**Aim of the task:** Set the data down again, exactly as it reads, but without the pictures.

**Stored data:**
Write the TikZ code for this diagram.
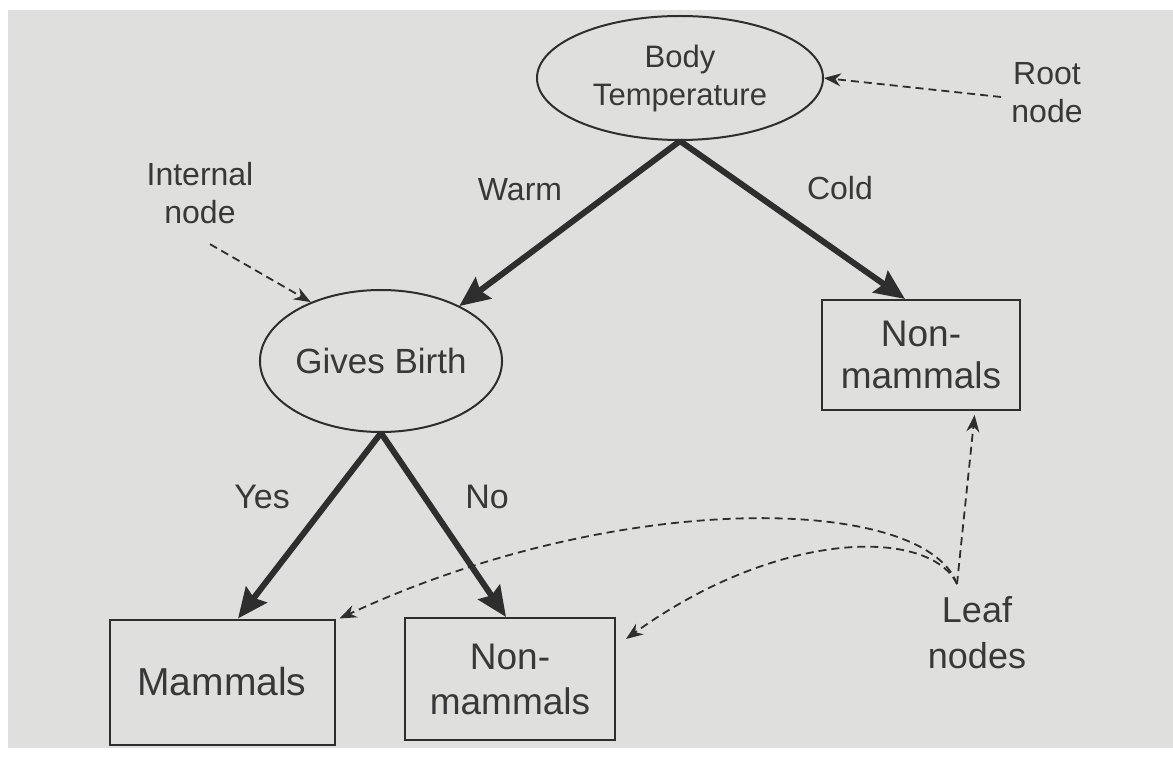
\documentclass[tikz,border=0pt]{standalone}
\usepackage{fontspec}
\setmainfont{Liberation Sans}
\usetikzlibrary{shapes.geometric,arrows.meta}
\definecolor{ink}{HTML}{2E2E2E}
\definecolor{txt}{HTML}{383838}
\definecolor{paper}{HTML}{DFDFDD}
\tikzset{
  every node/.style={text=txt},
  oval/.style={ellipse,draw=ink,line width=1pt,inner sep=0pt,align=center},
  leafbox/.style={rectangle,draw=ink,line width=1pt,inner sep=0pt,align=center},
  branch/.style={draw=ink,line width=3pt,-{Stealth[length=15pt,width=13pt,inset=2pt]}},
  pointer/.style={draw=ink,line width=0.9pt,dash pattern=on 4pt off 2.5pt,-{Stealth[length=8.5pt,width=6.5pt]}},
  lbl/.style={align=center,inner sep=0pt},
}
\begin{document}
\begin{tikzpicture}[x=0.5pt,y=-0.5pt]
\useasboundingbox (0,0) rectangle (1173,759);
\fill[white] (0,0) rectangle (1173,759);
\fill[paper] (8,10) rectangle (1173,748);

% nodes
\node[oval,minimum width=143pt,minimum height=62pt,font=\fontsize{15.5}{19}\selectfont] (root) at (680,78) {Body\\Temperature};
\node[oval,minimum width=119pt,minimum height=71pt,font=\fontsize{17.5}{20}\selectfont] (gb) at (381,361) {Gives Birth};
\node[leafbox,minimum width=99pt,minimum height=55pt,font=\fontsize{18.5}{21}\selectfont] (nm1) at (921,355) {Non-\\mammals};
\node[leafbox,minimum width=112.5pt,minimum height=62.5pt,font=\fontsize{19.5}{22}\selectfont] (mam) at (222,682) {Mammals};
\node[leafbox,minimum width=105pt,minimum height=61pt,font=\fontsize{18.5}{22.5}\selectfont] (nm2) at (510,679) {Non-\\mammals};

% branch labels
\node[lbl,font=\fontsize{16}{19}\selectfont] (warm) at (520,190) {Warm};
\node[lbl,font=\fontsize{16}{19}\selectfont] (cold) at (840,188) {Cold};
\node[lbl,font=\fontsize{17}{20}\selectfont] (yes) at (262,497) {Yes};
\node[lbl,font=\fontsize{17}{20}\selectfont] (no) at (487,497) {No};

% annotation labels
\node[lbl,font=\fontsize{16}{19}\selectfont] (rootlbl) at (1047,93) {Root\\node};
\node[lbl,font=\fontsize{16}{19}\selectfont] (intlbl) at (200,193) {Internal\\node};
\node[lbl,font=\fontsize{18}{23}\selectfont] (leaflbl) at (977,633) {Leaf\\nodes};
\coordinate (leaftop) at (957,584);

% branches
\draw[branch] (root.south) -- ([xshift=-4pt,yshift=2pt]gb.north east);
\draw[branch] (root.south) -- ([xshift=-8pt]nm1.north);
\draw[branch] (gb.south) -- ([xshift=8pt]mam.north);
\draw[branch] (gb.south) -- ([xshift=-2pt]nm2.north);

% pointers
\draw[pointer] ([xshift=-5pt,yshift=-2pt]rootlbl.west) -- (root.east);
\draw[pointer] ([xshift=5pt,yshift=-10pt]intlbl.south) -- (gb.140);
\draw[pointer] (leaftop) .. controls (925,495) and (620,488) .. ([xshift=2pt]mam.north east);
\draw[pointer] (leaftop) .. controls (930,528) and (780,528) .. ([xshift=5pt,yshift=20pt]nm2.east);
\draw[pointer,shorten >=2pt] (leaftop) -- ([xshift=27pt]nm1.south);
\end{tikzpicture}
\end{document}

**The solution:**
Write the TikZ code for this diagram.
\documentclass[tikz,border=0pt]{standalone}
\usepackage{fontspec}
\setmainfont{Liberation Sans}
\usetikzlibrary{shapes.geometric,arrows.meta}
\definecolor{ink}{HTML}{2E2E2E}
\definecolor{txt}{HTML}{383838}
\definecolor{paper}{HTML}{DFDFDD}
\tikzset{
  every node/.style={text=txt},
  oval/.style={ellipse,draw=ink,line width=1pt,inner sep=0pt,align=center},
  leafbox/.style={rectangle,draw=ink,line width=1pt,inner sep=0pt,align=center},
  branch/.style={draw=ink,line width=3pt,-{Stealth[length=15pt,width=13pt,inset=2pt]}},
  pointer/.style={draw=ink,line width=0.9pt,dash pattern=on 4pt off 2.5pt,-{Stealth[length=8.5pt,width=6.5pt]}},
  lbl/.style={align=center,inner sep=0pt},
}
\begin{document}
\begin{tikzpicture}[x=0.5pt,y=-0.5pt]
\useasboundingbox (0,0) rectangle (1173,759);
\fill[white] (0,0) rectangle (1173,759);
\fill[paper] (8,10) rectangle (1173,748);

% nodes
\node[oval,minimum width=143pt,minimum height=62pt,font=\fontsize{15.5}{19}\selectfont] (root) at (680,78) {Body\\Temperature};
\node[oval,minimum width=119pt,minimum height=71pt,font=\fontsize{17.5}{20}\selectfont] (gb) at (381,361) {Gives Birth};
\node[leafbox,minimum width=99pt,minimum height=55pt,font=\fontsize{18.5}{21}\selectfont] (nm1) at (921,355) {Non-\\mammals};
\node[leafbox,minimum width=112.5pt,minimum height=62.5pt,font=\fontsize{19.5}{22}\selectfont] (mam) at (222,682) {Mammals};
\node[leafbox,minimum width=105pt,minimum height=61pt,font=\fontsize{18.5}{22.5}\selectfont] (nm2) at (510,679) {Non-\\mammals};

% branch labels
\node[lbl,font=\fontsize{16}{19}\selectfont] (warm) at (520,190) {Warm};
\node[lbl,font=\fontsize{16}{19}\selectfont] (cold) at (840,188) {Cold};
\node[lbl,font=\fontsize{17}{20}\selectfont] (yes) at (262,497) {Yes};
\node[lbl,font=\fontsize{17}{20}\selectfont] (no) at (487,497) {No};

% annotation labels
\node[lbl,font=\fontsize{16}{19}\selectfont] (rootlbl) at (1047,93) {Root\\node};
\node[lbl,font=\fontsize{16}{19}\selectfont] (intlbl) at (200,193) {Internal\\node};
\node[lbl,font=\fontsize{18}{23}\selectfont] (leaflbl) at (977,633) {Leaf\\nodes};
\coordinate (leaftop) at (957,584);

% branches
\draw[branch] (root.south) -- ([xshift=-4pt,yshift=2pt]gb.north east);
\draw[branch] (root.south) -- ([xshift=-8pt]nm1.north);
\draw[branch] (gb.south) -- ([xshift=8pt]mam.north);
\draw[branch] (gb.south) -- ([xshift=-2pt]nm2.north);

% pointers
\draw[pointer] ([xshift=-5pt,yshift=-2pt]rootlbl.west) -- (root.east);
\draw[pointer] ([xshift=5pt,yshift=-10pt]intlbl.south) -- (gb.140);
\draw[pointer] (leaftop) .. controls (925,495) and (620,488) .. ([xshift=2pt]mam.north east);
\draw[pointer] (leaftop) .. controls (930,528) and (780,528) .. ([xshift=5pt,yshift=20pt]nm2.east);
\draw[pointer,shorten >=2pt] (leaftop) -- ([xshift=27pt]nm1.south);
\end{tikzpicture}
\end{document}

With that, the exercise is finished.